Recently the VA announced changes to regulations governing Veteran’s pension and Parents’ Dependency and Indemnity Compensation, which are need-based programs.
The new regulations make these four major changes to the qualifications for these benefits:
- Sets a clear net-worth limit for income and assets. The new regulations replace a complicated formula with a set net worth amount of $123,600 for 2019. The limit will be increased by the same percentage as the Social Security Cost of Living Adjustment when there is one.
- Permits the VA to look back 36 months at an applicant’s finances to review asset transfers at less than fair market value that may reduce net worth. The purpose of this rule is to prevent a veteran from giving away assets or selling them at less than market value to bring down their net worth to the qualifying limits.
- Allows up to a five-year penalty period. If a VA pensioner violates rule number two, the VA can withhold pension payments for up to five years. The amount of the pension the VA will withhold will be based on the amount of money transferred.
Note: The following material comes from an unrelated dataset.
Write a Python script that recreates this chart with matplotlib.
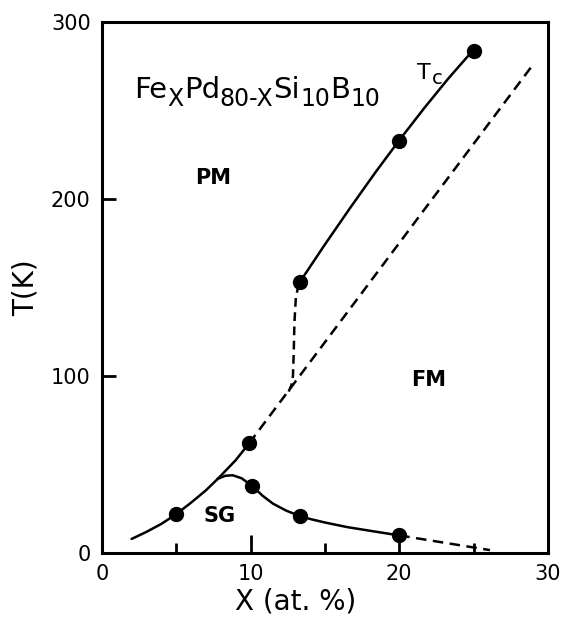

- Updates medical expense definitions. Medical costs are a part of computing net worth. “Previously, the VA didn’t include some medical care such as custodial care, assistance with getting around in one’s home, and in-home supervision,” says Military.com. “While this type of care isn’t ‘medical’ by definition, it is related to an underlying medical condition; therefore the VA has added it as a cost.”
According to the VA, these changes will ensure that only those with a genuine need will receive pension benefits.
Veteran’s pension is a monthly payment to certain veterans with income below specified levels. The veteran must have served at least one day during a wartime period and be 65 years or older, or permanently and totally disabled, or in a nursing home, or receiving Social Security Disability Insurance payments, or receiving Supplemental Security Income.